Start PROVIDED MATERIAL
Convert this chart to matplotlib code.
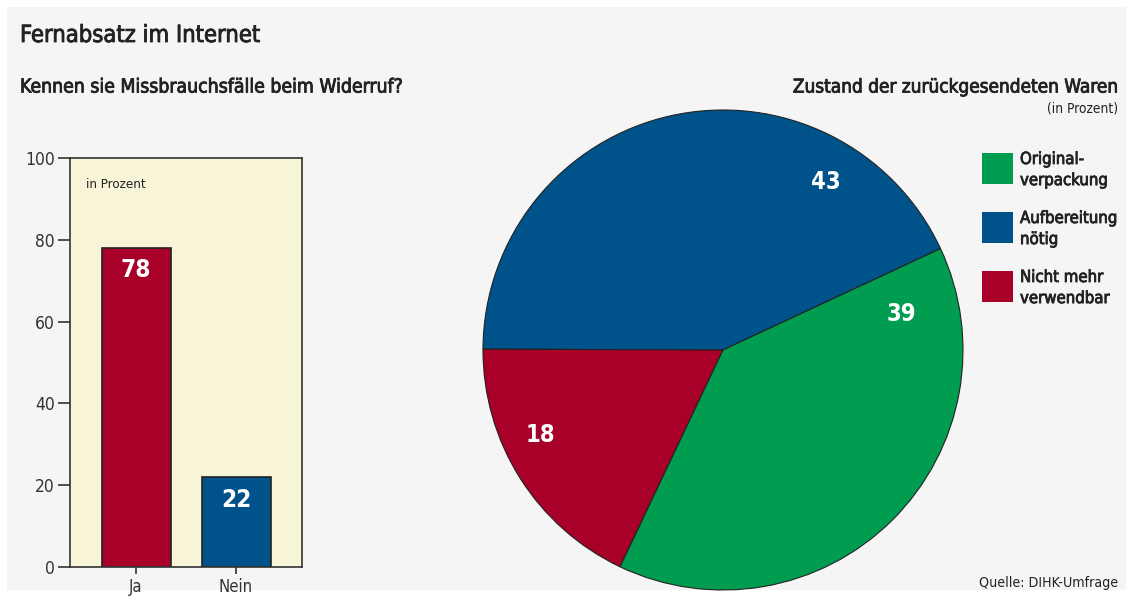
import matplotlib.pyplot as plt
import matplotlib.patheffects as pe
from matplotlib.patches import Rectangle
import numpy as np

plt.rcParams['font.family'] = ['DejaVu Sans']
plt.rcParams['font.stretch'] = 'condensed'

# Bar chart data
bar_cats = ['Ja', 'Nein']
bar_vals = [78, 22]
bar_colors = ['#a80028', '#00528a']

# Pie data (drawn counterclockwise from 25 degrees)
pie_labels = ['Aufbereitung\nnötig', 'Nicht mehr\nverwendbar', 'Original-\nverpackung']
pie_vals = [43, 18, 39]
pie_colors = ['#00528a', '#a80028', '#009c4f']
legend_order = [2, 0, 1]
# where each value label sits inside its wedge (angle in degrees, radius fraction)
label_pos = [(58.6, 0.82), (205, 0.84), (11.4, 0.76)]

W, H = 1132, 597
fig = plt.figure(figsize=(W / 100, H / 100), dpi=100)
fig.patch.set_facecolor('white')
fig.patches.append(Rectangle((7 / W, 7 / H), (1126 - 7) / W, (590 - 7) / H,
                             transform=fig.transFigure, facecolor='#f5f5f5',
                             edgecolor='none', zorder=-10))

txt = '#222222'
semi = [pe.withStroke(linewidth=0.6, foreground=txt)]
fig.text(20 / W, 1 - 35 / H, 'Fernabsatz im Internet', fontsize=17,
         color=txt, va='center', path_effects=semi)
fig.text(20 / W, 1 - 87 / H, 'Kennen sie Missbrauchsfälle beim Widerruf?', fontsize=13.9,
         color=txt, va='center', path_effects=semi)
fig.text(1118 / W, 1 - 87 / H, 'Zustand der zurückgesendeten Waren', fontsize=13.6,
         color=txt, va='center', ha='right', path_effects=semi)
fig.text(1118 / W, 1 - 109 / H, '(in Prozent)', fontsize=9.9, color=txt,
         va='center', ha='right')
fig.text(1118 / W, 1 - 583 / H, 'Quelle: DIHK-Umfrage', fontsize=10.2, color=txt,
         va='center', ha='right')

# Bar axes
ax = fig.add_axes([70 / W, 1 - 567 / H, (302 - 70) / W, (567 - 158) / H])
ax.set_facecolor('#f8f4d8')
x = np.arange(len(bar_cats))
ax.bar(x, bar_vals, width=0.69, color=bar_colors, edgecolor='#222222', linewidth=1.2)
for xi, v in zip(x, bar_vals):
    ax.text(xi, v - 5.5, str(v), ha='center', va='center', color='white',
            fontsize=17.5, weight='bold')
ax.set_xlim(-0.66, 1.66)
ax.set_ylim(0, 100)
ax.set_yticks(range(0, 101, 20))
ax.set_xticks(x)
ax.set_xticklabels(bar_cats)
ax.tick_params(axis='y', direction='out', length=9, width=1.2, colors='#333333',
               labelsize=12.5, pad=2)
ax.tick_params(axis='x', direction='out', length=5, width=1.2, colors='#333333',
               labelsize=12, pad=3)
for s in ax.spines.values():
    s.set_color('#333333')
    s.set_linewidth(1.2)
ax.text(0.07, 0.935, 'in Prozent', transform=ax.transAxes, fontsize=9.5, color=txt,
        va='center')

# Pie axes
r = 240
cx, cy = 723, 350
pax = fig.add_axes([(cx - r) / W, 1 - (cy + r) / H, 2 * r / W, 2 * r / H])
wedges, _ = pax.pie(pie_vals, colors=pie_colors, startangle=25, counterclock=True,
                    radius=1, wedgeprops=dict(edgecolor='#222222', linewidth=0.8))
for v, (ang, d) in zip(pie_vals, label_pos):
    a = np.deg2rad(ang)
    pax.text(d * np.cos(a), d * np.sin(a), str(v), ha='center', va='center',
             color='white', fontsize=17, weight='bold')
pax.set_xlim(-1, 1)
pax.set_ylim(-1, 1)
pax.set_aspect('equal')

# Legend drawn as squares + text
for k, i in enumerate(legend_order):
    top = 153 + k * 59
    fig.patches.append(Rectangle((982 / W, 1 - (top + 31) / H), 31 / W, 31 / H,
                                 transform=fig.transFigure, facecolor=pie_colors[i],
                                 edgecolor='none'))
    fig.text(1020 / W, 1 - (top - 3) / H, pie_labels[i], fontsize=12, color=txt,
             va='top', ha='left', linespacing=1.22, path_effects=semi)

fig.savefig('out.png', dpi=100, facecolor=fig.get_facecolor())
End PROVIDED MATERIAL
WRITTEN EXERCISE >>
Write out the full listing verbatim, excluding its pictures.

RESULT OF THE TASK >>
Convert this chart to matplotlib code.
import matplotlib.pyplot as plt
import matplotlib.patheffects as pe
from matplotlib.patches import Rectangle
import numpy as np

plt.rcParams['font.family'] = ['DejaVu Sans']
plt.rcParams['font.stretch'] = 'condensed'

# Bar chart data
bar_cats = ['Ja', 'Nein']
bar_vals = [78, 22]
bar_colors = ['#a80028', '#00528a']

# Pie data (drawn counterclockwise from 25 degrees)
pie_labels = ['Aufbereitung\nnötig', 'Nicht mehr\nverwendbar', 'Original-\nverpackung']
pie_vals = [43, 18, 39]
pie_colors = ['#00528a', '#a80028', '#009c4f']
legend_order = [2, 0, 1]
# where each value label sits inside its wedge (angle in degrees, radius fraction)
label_pos = [(58.6, 0.82), (205, 0.84), (11.4, 0.76)]

W, H = 1132, 597
fig = plt.figure(figsize=(W / 100, H / 100), dpi=100)
fig.patch.set_facecolor('white')
fig.patches.append(Rectangle((7 / W, 7 / H), (1126 - 7) / W, (590 - 7) / H,
                             transform=fig.transFigure, facecolor='#f5f5f5',
                             edgecolor='none', zorder=-10))

txt = '#222222'
semi = [pe.withStroke(linewidth=0.6, foreground=txt)]
fig.text(20 / W, 1 - 35 / H, 'Fernabsatz im Internet', fontsize=17,
         color=txt, va='center', path_effects=semi)
fig.text(20 / W, 1 - 87 / H, 'Kennen sie Missbrauchsfälle beim Widerruf?', fontsize=13.9,
         color=txt, va='center', path_effects=semi)
fig.text(1118 / W, 1 - 87 / H, 'Zustand der zurückgesendeten Waren', fontsize=13.6,
         color=txt, va='center', ha='right', path_effects=semi)
fig.text(1118 / W, 1 - 109 / H, '(in Prozent)', fontsize=9.9, color=txt,
         va='center', ha='right')
fig.text(1118 / W, 1 - 583 / H, 'Quelle: DIHK-Umfrage', fontsize=10.2, color=txt,
         va='center', ha='right')

# Bar axes
ax = fig.add_axes([70 / W, 1 - 567 / H, (302 - 70) / W, (567 - 158) / H])
ax.set_facecolor('#f8f4d8')
x = np.arange(len(bar_cats))
ax.bar(x, bar_vals, width=0.69, color=bar_colors, edgecolor='#222222', linewidth=1.2)
for xi, v in zip(x, bar_vals):
    ax.text(xi, v - 5.5, str(v), ha='center', va='center', color='white',
            fontsize=17.5, weight='bold')
ax.set_xlim(-0.66, 1.66)
ax.set_ylim(0, 100)
ax.set_yticks(range(0, 101, 20))
ax.set_xticks(x)
ax.set_xticklabels(bar_cats)
ax.tick_params(axis='y', direction='out', length=9, width=1.2, colors='#333333',
               labelsize=12.5, pad=2)
ax.tick_params(axis='x', direction='out', length=5, width=1.2, colors='#333333',
               labelsize=12, pad=3)
for s in ax.spines.values():
    s.set_color('#333333')
    s.set_linewidth(1.2)
ax.text(0.07, 0.935, 'in Prozent', transform=ax.transAxes, fontsize=9.5, color=txt,
        va='center')

# Pie axes
r = 240
cx, cy = 723, 350
pax = fig.add_axes([(cx - r) / W, 1 - (cy + r) / H, 2 * r / W, 2 * r / H])
wedges, _ = pax.pie(pie_vals, colors=pie_colors, startangle=25, counterclock=True,
                    radius=1, wedgeprops=dict(edgecolor='#222222', linewidth=0.8))
for v, (ang, d) in zip(pie_vals, label_pos):
    a = np.deg2rad(ang)
    pax.text(d * np.cos(a), d * np.sin(a), str(v), ha='center', va='center',
             color='white', fontsize=17, weight='bold')
pax.set_xlim(-1, 1)
pax.set_ylim(-1, 1)
pax.set_aspect('equal')

# Legend drawn as squares + text
for k, i in enumerate(legend_order):
    top = 153 + k * 59
    fig.patches.append(Rectangle((982 / W, 1 - (top + 31) / H), 31 / W, 31 / H,
                                 transform=fig.transFigure, facecolor=pie_colors[i],
                                 edgecolor='none'))
    fig.text(1020 / W, 1 - (top - 3) / H, pie_labels[i], fontsize=12, color=txt,
             va='top', ha='left', linespacing=1.22, path_effects=semi)

fig.savefig('out.png', dpi=100, facecolor=fig.get_facecolor())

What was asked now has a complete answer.